Вчера, в такое же светлое, солнечное утро, мы были на горе Валрёнсан, что круто взметнулась на окраине города. Отсюда, из белокаменной беседки, виден и расплеснувшийся на многие километры Хамхын, и молодой индустриальный Хыннам с частоколом заводских труб, и островки селений, словно запутавшиеся в густой сети залитых рисовых полей, и раздольная река Сончхонган. А над всем этим, куда ни глянь, взметнули к небу свои стрелы подъемные краны. Стройки, стройки...
Теперь, проезжая по улицам Хамхына и Хыннама, мы видим потоки людей в рабочем платье. Значит, еще выше поднимутся сегодня здания жилых домов, корпуса новых цехов и заводов. Значит, завтра уже чуточку иной будет панорама с горы Валрёнсан.
Позади остались Хамхын и Хыннам. Промелькнула крошечная деревенька с аккуратными коробочками-домами. За ней дорога круто пошла вверх. Потянуло прохладой, а вскоре под колесами заскрипел снег. Машина, что норовистый конь, заметалась из стороны в сторону.
— Началось, — многозначительно заметил Ким Юн Гю и, будто силясь помочь мотору, всем корпусом подался к ветровому стеклу...
Сразу за перевалом тучи беспросветным пологом нависли над головой. Казалось, они вот-вот коснутся земли, плюхнутся на море, и все враз потонет в непроглядной мгле. Мы решили было переждать надвигавшееся ненастье на берегу и потом отправиться в море: у причала нас ждал рыбацкий сейнер. Но шли минуты, а ливня не было. Вместо него на землю лениво сыпалась мелкая, что пыль, морось. Но, говорят, ждать у моря погоды — только время терять. И мы отправились к пристани.
Еще издали среди рыбацких судов, тесно сбившихся по обе стороны причала, который далеко шагнул в море, нам показывают наш сейнер. Над его кормой натянут огромный белый тент: заботливые хозяева беспокоятся, что гости промокнут.
С дощатого скользкого от дождя и рыбьей чешуи настила открылась перед нами бухта. Почти кольцом окружают ее пологие горы, от этого бухта кажется огромным озером. Только в одном месте горная цепь как бы провисла и спустилась на дно, открыв выход в море. Из воды торчат крутостенные, словно крепости, скалы.

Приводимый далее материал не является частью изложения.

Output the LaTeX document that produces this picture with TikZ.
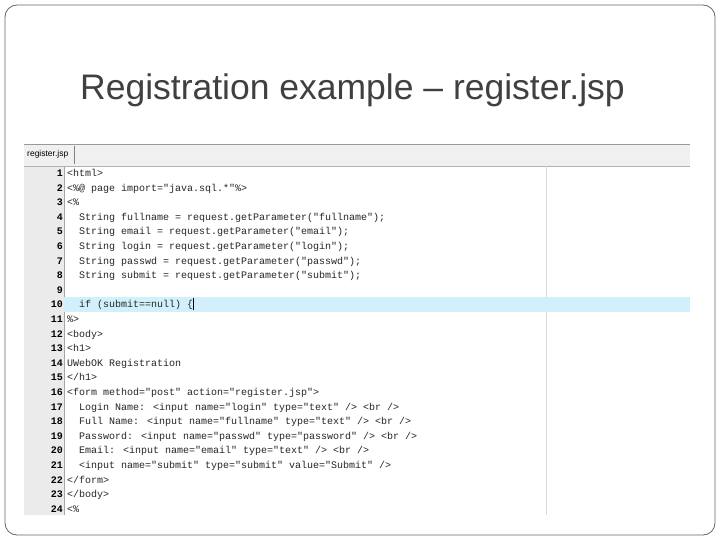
\documentclass[tikz,border=0pt]{standalone}
\usepackage{fontspec}
\setmainfont{Liberation Sans}
\newfontfamily\codefont{Liberation Mono}
\begin{document}
\begin{tikzpicture}[x=1pt,y=-1pt,
  code/.style={anchor=base west,inner sep=0pt,font=\codefont\fontsize{10}{12}\selectfont,text=black!85},
  num/.style={anchor=base east,inner sep=0pt,font=\codefont\bfseries\fontsize{10}{12}\selectfont}]
\useasboundingbox (0,0) rectangle (720,540);
\fill[white] (0,0) rectangle (720,540);
\draw[black!60,rounded corners=12pt,line width=0.8pt] (5,5) rectangle (715,535);
\node[anchor=base west,inner sep=0pt,text=black!75,font=\fontsize{35.5}{40}\selectfont] (title) at (80,100) {Registration example – register.jsp};
% panel
\fill[black!6] (24,144) rectangle (690,166);
\draw[black!40] (24,144) -- (690,144);
\node[anchor=base west,inner sep=0pt,font=\fontsize{8.5}{10}\selectfont] (tab) at (27,157) {register.jsp};
\draw[black!50] (74,146) -- (74,164);
\fill[white] (24,166) rectangle (690,515);
\fill[black!8] (24,166) rectangle (64,515);
\draw[black!35] (64,166) -- (64,515);
\draw[black!30] (24,166) -- (690,166);
\draw[black!15] (546,166) -- (546,515);
\fill[cyan!18] (64,297) rectangle (690,312);
\draw (193,298) -- (193,310);
\foreach \n/\t in {1/{<html>},2/{<\%@ page import="java.sql.*"\%>},3/{<\%},
4/{\ \ String fullname = request.getParameter("fullname");},
5/{\ \ String email = request.getParameter("email");},
6/{\ \ String login = request.getParameter("login");},
7/{\ \ String passwd = request.getParameter("passwd");},
8/{\ \ String submit = request.getParameter("submit");},
9/{},
10/{\ \ if (submit==null) \{},
11/{\%>},12/{<body>},13/{<h1>},14/{UWebOK Registration},15/{</h1>},
16/{<form method="post" action="register.jsp">},
17/{\ \ Login Name: <input name="login" type="text" /> <br />},
18/{\ \ Full Name: <input name="fullname" type="text" /> <br />},
19/{\ \ Password: <input name="passwd" type="password" /> <br />},
20/{\ \ Email: <input name="email" type="text" /> <br />},
21/{\ \ <input name="submit" type="submit" value="Submit" />},
22/{</form>},23/{</body>},24/{<\%}}{
  \node[num] (n\n) at (63,{176.5+(\n-1)*14.6}) {\n};
  \node[code] (c\n) at (67,{176.5+(\n-1)*14.6}) {\t};
}
\end{tikzpicture}
\end{document}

У причала покачиваются на легкой волне рыбацкие суда: большегрузные сейнеры, траулеры, катера и юркие парусники. Один из траулеров только-только вернулся с промысла. Он широко распахнул свои трюмы, и в них то и дело ныряют проворные ковши лебедок. Мимо нас, громыхая на стыках рельсов, бегут вагонетки со свежей треской и камбалой. Их путь — прямо в цехи рыбоконсервного завода, что совсем рядом с причалом.
На других судах готовятся к плаванию. На их палубах, деловито перекликаясь, хлопочут люди: проверяют снасти, укладывают ящики с провизией.
На минутку задерживаемся у траулера с четырьмя красными звездочками на стенке капитанской рубки. У самого борта круглолицый, совсем юный паренек в берете и замасленной серой куртке с черными нарукавниками возится с тралом. Подняв голову, он, добродушно улыбнувшись, четко сказал:
— Здравствуйте...
Мы стали спрашивать, кем и давно ли он работает здесь. Но, к нашему огорчению, на все вопросы парень ответил коротко и предельно ясно:
— Не понимаю.
Времени было в обрез: до сумерек оставалось каких-нибудь два-три часа — и мы попрощались с пареньком, не узнав даже его имени. Когда мы уже были на борту, Ким Чон О, председатель комитета СДМК рыбозавода, успокоил нас:
— Этого парня я хорошо знаю.
Если хотите, могу о нем рассказать.
Но ливень, целый день подстерегавший нас, наконец разразился и помешал рассказу Ким Чон О. В тент ударили крупные капли, и он загудел, как туго натянутый большой барабан. Укрываясь от дождя, под тент собрались все, кто был на палубе, и только три девушки, примостившись у самого борта, невозмутимо продолжали потрошить свежую камбалу.